##### Material for this task
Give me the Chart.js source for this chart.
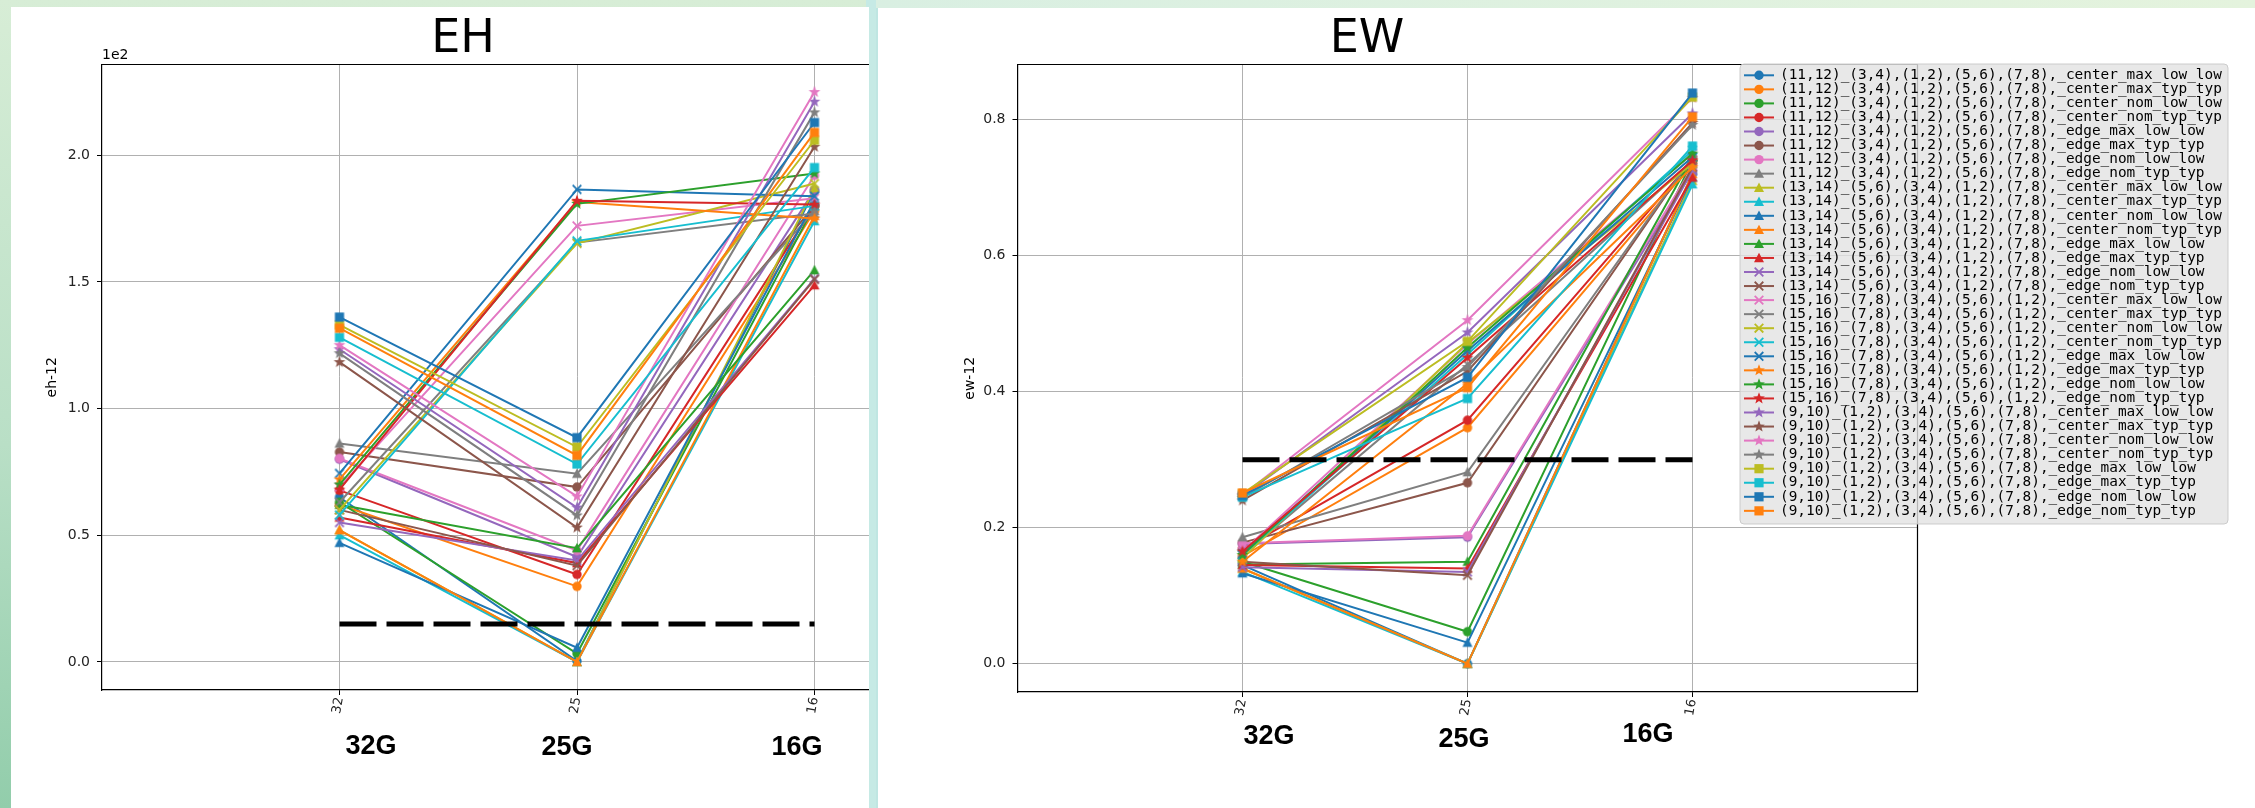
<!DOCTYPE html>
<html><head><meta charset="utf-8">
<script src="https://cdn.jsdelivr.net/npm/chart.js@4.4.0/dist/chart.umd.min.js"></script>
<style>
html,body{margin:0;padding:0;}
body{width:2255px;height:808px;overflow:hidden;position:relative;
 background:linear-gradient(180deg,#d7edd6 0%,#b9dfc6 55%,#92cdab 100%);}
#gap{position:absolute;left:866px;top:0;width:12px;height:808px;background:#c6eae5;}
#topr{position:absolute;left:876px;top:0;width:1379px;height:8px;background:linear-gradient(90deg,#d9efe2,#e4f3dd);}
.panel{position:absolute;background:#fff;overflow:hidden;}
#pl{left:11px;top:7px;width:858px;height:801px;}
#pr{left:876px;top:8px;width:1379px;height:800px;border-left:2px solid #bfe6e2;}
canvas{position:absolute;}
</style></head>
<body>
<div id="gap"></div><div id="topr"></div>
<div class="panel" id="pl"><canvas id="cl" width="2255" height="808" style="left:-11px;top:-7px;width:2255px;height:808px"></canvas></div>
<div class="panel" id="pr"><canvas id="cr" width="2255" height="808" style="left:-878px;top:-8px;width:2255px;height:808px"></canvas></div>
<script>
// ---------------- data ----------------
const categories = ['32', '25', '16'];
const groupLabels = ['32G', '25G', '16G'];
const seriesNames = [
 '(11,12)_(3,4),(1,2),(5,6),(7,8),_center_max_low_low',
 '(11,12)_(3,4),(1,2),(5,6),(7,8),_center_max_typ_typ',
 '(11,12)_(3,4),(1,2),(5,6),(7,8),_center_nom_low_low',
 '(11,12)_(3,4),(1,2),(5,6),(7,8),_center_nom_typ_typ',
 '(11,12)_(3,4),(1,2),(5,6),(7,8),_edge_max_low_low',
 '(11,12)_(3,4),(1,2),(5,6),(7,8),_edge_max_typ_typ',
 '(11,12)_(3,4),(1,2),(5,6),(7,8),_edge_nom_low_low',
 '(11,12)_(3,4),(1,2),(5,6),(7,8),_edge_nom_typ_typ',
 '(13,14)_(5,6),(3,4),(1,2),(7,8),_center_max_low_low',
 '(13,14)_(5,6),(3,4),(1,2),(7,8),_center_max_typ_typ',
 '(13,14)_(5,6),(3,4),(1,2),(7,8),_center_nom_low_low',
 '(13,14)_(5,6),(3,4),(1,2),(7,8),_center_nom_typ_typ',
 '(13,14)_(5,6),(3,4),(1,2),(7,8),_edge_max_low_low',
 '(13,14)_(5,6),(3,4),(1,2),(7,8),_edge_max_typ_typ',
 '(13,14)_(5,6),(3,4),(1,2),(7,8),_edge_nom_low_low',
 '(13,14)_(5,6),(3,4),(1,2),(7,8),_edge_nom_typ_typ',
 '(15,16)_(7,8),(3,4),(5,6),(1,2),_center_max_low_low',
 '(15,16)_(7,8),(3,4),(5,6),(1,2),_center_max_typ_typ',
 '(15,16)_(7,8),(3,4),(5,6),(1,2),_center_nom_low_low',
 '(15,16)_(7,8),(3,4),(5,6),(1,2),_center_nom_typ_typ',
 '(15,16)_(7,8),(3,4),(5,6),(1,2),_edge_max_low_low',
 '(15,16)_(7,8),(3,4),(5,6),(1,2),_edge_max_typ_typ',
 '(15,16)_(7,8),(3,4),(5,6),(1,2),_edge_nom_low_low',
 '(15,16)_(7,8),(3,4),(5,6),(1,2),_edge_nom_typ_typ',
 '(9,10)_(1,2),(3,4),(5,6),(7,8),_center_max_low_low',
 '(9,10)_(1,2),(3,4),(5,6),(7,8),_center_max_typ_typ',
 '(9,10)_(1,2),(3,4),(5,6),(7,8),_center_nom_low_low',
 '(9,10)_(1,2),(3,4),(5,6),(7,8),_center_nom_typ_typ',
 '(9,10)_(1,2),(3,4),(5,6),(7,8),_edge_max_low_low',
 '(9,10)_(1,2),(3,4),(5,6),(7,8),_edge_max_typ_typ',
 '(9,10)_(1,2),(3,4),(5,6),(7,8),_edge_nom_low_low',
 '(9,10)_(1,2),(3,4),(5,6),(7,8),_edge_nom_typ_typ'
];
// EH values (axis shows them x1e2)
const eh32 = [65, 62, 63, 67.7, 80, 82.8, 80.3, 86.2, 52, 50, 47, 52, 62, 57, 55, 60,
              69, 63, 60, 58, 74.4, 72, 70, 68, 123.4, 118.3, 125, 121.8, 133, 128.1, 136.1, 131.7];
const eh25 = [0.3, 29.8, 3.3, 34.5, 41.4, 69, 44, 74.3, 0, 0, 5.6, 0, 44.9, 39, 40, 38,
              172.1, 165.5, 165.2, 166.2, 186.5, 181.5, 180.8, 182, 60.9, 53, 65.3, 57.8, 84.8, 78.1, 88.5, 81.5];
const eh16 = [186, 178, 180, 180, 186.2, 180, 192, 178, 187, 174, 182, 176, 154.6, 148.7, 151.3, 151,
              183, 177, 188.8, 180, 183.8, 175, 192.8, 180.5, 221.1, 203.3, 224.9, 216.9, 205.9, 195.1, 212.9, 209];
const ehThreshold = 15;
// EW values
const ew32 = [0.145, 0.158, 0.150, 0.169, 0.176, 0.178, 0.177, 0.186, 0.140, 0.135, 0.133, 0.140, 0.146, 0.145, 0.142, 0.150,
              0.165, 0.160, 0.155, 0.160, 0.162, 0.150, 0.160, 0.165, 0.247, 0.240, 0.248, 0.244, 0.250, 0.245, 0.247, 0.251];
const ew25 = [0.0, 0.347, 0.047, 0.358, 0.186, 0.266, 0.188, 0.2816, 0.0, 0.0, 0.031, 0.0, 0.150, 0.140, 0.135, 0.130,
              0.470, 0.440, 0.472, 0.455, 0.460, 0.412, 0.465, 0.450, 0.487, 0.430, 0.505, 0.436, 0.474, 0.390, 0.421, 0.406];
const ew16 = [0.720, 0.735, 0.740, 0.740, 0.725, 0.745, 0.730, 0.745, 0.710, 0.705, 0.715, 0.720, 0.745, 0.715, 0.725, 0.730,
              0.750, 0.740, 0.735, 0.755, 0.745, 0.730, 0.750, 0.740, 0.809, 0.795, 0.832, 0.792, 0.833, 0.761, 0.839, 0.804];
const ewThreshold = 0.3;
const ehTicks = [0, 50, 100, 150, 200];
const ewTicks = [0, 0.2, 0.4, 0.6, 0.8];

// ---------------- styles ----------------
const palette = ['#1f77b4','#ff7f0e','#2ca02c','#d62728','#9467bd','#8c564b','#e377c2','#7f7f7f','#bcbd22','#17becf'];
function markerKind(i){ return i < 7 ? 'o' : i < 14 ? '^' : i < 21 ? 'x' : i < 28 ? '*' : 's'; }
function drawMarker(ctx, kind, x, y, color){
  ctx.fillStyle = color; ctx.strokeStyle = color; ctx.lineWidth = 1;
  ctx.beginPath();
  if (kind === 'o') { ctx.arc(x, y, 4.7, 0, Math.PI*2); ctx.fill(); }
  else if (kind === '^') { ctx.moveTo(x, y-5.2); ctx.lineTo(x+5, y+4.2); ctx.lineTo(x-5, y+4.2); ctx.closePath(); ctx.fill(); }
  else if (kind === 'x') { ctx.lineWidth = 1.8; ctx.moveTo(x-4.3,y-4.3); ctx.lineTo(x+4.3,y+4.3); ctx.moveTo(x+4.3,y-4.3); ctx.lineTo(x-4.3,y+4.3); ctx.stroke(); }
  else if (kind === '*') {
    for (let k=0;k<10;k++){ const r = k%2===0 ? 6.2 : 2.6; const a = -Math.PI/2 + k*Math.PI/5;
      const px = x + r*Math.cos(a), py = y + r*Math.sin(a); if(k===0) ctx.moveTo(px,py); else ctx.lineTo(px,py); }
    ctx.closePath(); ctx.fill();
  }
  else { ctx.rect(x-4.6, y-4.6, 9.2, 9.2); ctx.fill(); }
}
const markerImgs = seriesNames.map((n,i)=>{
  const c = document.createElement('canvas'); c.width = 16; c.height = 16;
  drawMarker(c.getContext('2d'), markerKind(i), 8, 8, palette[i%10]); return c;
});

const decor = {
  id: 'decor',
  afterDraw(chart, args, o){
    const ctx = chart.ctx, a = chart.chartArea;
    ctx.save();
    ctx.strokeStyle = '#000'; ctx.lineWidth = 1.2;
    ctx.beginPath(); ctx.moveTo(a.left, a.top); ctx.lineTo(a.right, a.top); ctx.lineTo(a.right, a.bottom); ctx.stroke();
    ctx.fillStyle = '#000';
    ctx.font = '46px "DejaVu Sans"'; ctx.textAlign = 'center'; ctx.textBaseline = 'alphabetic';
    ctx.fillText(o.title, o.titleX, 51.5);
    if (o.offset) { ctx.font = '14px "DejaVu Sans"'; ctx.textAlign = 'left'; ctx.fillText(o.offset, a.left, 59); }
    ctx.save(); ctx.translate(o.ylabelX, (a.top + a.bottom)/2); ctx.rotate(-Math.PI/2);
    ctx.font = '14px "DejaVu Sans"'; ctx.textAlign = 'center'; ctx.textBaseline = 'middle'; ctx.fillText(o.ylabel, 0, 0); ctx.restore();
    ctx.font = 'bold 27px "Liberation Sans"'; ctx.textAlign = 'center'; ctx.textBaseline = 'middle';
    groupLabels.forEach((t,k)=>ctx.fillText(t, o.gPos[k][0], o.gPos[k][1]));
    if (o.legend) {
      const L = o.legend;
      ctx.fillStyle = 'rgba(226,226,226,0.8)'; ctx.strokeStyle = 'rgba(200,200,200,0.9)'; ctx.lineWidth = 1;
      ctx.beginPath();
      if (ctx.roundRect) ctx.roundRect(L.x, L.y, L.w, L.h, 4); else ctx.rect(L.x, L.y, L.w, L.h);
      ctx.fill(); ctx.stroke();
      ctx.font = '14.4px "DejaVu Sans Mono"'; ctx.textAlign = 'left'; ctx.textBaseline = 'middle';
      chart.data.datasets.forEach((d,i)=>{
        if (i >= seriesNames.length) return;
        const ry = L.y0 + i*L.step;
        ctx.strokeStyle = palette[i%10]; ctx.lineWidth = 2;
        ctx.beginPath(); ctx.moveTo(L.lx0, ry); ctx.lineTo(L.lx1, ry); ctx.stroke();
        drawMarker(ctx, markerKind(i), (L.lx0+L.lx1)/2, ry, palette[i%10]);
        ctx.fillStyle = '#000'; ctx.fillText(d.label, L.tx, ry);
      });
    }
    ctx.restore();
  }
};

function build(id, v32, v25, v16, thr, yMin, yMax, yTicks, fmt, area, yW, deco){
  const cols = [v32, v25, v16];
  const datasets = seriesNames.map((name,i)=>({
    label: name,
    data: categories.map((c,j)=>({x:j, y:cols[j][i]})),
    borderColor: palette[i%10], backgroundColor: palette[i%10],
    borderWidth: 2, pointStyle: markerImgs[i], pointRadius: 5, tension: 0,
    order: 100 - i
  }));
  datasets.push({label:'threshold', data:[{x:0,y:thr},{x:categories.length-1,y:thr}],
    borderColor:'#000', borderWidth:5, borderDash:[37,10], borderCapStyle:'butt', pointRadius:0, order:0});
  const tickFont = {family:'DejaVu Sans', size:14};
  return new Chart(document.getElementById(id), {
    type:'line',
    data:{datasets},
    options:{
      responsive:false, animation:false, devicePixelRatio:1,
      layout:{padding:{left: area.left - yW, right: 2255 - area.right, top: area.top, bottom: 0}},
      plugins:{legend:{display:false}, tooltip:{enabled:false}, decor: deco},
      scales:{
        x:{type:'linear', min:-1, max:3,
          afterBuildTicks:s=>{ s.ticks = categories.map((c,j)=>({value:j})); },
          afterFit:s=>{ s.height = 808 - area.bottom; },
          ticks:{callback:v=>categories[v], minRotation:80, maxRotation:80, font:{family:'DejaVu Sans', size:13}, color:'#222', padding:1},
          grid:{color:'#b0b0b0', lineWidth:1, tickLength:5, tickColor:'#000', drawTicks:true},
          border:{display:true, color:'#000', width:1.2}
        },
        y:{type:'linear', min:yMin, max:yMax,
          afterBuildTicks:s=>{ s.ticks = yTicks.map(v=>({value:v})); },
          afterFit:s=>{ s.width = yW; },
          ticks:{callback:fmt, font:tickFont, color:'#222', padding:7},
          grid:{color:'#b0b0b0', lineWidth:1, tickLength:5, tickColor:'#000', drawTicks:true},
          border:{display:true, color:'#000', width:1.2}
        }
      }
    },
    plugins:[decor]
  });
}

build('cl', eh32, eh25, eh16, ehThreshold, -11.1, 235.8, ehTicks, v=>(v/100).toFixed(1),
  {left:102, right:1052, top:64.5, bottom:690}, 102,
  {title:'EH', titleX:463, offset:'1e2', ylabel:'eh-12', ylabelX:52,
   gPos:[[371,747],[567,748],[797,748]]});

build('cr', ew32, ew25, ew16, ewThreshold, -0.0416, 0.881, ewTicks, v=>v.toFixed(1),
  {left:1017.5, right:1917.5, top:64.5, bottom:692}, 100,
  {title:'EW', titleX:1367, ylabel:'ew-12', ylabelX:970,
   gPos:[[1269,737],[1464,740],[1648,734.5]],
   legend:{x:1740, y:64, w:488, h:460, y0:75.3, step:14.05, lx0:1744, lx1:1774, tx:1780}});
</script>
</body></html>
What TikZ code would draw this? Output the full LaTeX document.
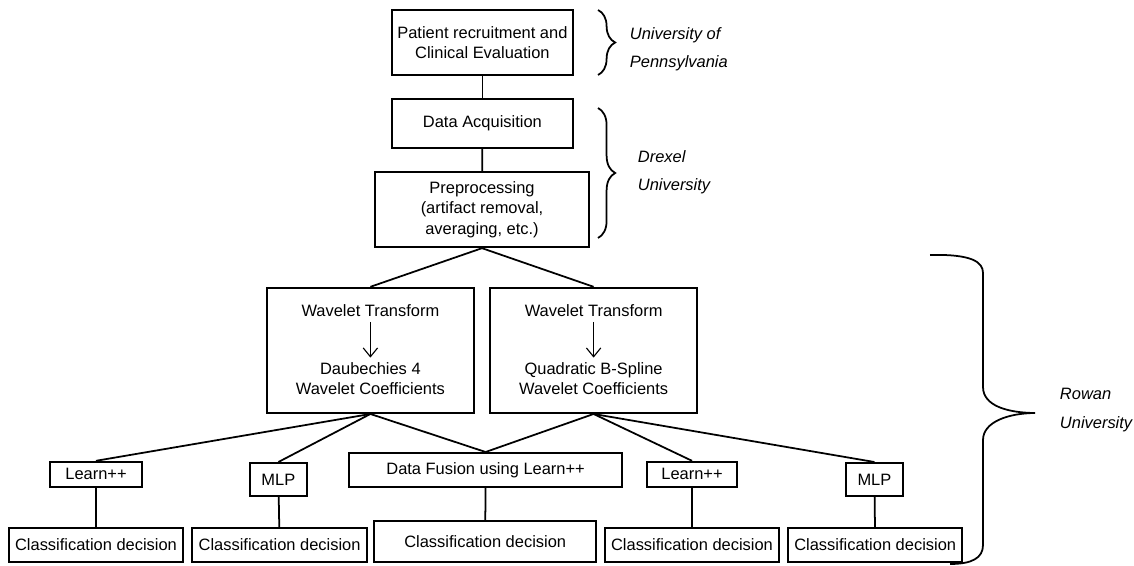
##########
■ **What to work on**
Report how many lines in the listing include the word "document". Give nothing but the count.

■ **Task answer**
3